Q6. Mr. Denham: To ask the Prime Minister if he will list his official engagements for Tuesday 27 June.
Mr. Newton: I have been asked to reply.
I refer the hon. Member to the answer I gave some moments ago.
Mr. Denham: In the light of the statement by one of the Prime Minister’s leading supporters, the Chancellor of the Exchequer, that the programme of the former Secretary of State for Wales is ultra-right wing and likely to keep the Conservatives out of power for 1,000 years, does the Leader of the House believe that the Cabinet is well rid of him?
Mr. Newton: My right hon. Friend the Member for Wokingham (Mr. Redwood) has always made a positive contribution to the development of Government policies. My only puzzlement is why he should not have stayed to continue to make that contribution.
Q7. Dr. Goodson-Wickes: To ask the Prime Minister if he will list his official engagements for Tuesday 27 June.
Mr. Newton: I have been asked to reply.
I refer my hon. Friend to the answer I gave some moments ago.
Dr. Goodson-Wickes: Does my right hon. Friend agree that yesterday’s celebration of 50 years of achievement by the United Nations was wholly appropriate? Does he also agree, however, that it is unacceptable that this country is expected to bear a disproportionate burden of United Nations military activities when many countries are not even paying their dues? Will my right hon. Friend put pressure on those countries to remedy an unacceptable situation? [Interruption.]

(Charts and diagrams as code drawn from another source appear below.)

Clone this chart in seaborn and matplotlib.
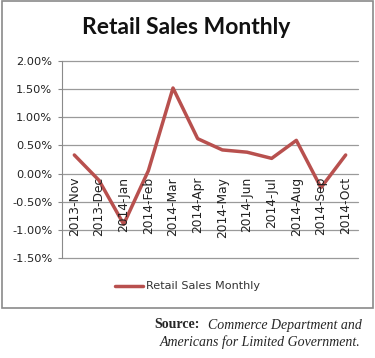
import matplotlib
matplotlib.use("Agg")
import matplotlib.pyplot as plt
import seaborn as sns
import pandas as pd
from matplotlib.patches import Rectangle
from matplotlib.lines import Line2D

months = ["2013-Nov", "2013-Dec", "2014-Jan", "2014-Feb", "2014-Mar", "2014-Apr",
          "2014-May", "2014-Jun", "2014-Jul", "2014-Aug", "2014-Sep", "2014-Oct"]
values = [0.33, -0.12, -0.90, 0.05, 1.52, 0.62, 0.42, 0.38, 0.27, 0.59, -0.25, 0.33]
yticks = [-1.5, -1.0, -0.5, 0.0, 0.5, 1.0, 1.5, 2.0]

sns.set_style("white")
plt.rcParams['font.family'] = ['DejaVu Sans']

df = pd.DataFrame({"month": months, "value": values, "x": range(len(months))})

W, H = 375, 358
fig = plt.figure(figsize=(3.75, 3.58), dpi=100)
ax = fig.add_axes([62/W, 1 - 258/H, 296/W, 197/H])

LINE_C = "#B8504E"
sns.lineplot(data=df, x="x", y="value", color=LINE_C, linewidth=2.5, ax=ax, legend=False)

ax.set_xlim(-0.5, len(months) - 0.5)
ax.set_ylim(-1.5, 2.0)
ax.set_yticks(yticks)
ax.set_yticklabels([f"{v:.2f}%" for v in yticks], fontsize=8.2, color="#222222")
ax.yaxis.grid(False)
for v in yticks:
    ax.axhline(v, color="#9a9a9a", linewidth=0.9, zorder=0, clip_on=False)
ax.set_xticks([])
ax.set_xlabel("")
ax.set_ylabel("")
for s in ["top", "right", "bottom"]:
    ax.spines[s].set_visible(False)
ax.spines["left"].set_color("#8a8a8a")
ax.tick_params(axis="y", length=3, color="#8a8a8a", pad=4, left=True)

for i, m in enumerate(months):
    ax.text(i, -0.06, m, rotation=90, ha="center", va="top", fontsize=8.8, color="#222222")

fig.text(186/W, 1 - 28/H, "Retail Sales Monthly", ha="center", va="center",
         fontsize=16.5, fontweight="bold", family="Lato", color="#111111")

fig.patches.append(Rectangle((2/W, 1 - 308/H), 371/W, 307/H, transform=fig.transFigure,
                             fill=False, edgecolor="#8a8a8a", linewidth=1.2))

leg_y = 1 - 286/H
fig.lines.append(Line2D([115/W, 143/W], [leg_y, leg_y], transform=fig.transFigure,
                        color=LINE_C, linewidth=2.5))
fig.text(146/W, leg_y, "Retail Sales Monthly", ha="left", va="center", fontsize=8.1, color="#333333")

fig.text(154/W, 1 - 325/H, "Source:", ha="left", va="center", fontsize=10,
         family="Liberation Serif", fontweight="bold")
fig.text(362/W, 1 - 325/H, "Commerce Department and", ha="right", va="center", fontsize=10,
         family="Liberation Serif", style="italic")
fig.text(361/W, 1 - 342/H, "Americans for Limited Government.", ha="right", va="center",
         fontsize=10, family="Liberation Serif", style="italic")

fig.savefig("out.png", dpi=100)
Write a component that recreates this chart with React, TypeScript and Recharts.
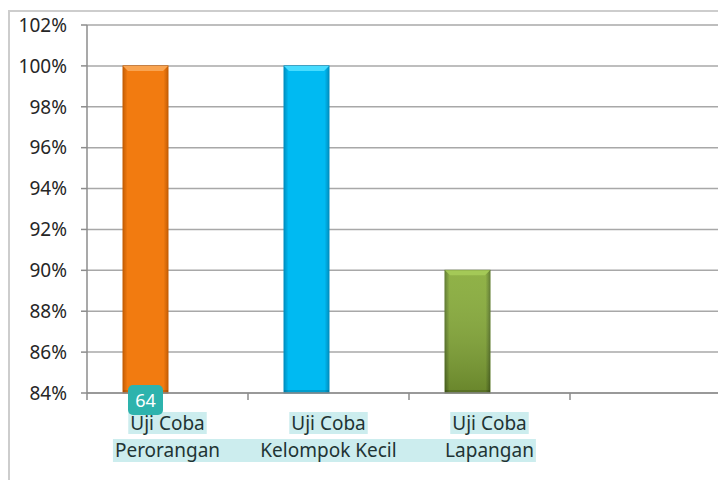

Mr. Newton: My hon. Friend, like me, was present at the excellent ceremony held in Westminster Hall yesterday, which undermined– [Interruption.] –underlined our continuing commitment to the United Nations organisation. My right hon. Friend the Prime Minister reminded that gathering–it is an important point, to which my hon. Friend has adverted– that we have put forward proposals not only to strengthen UN peacekeeping and preventive diplomacy, but to reform its financial mechanisms. We shall continue to press that case.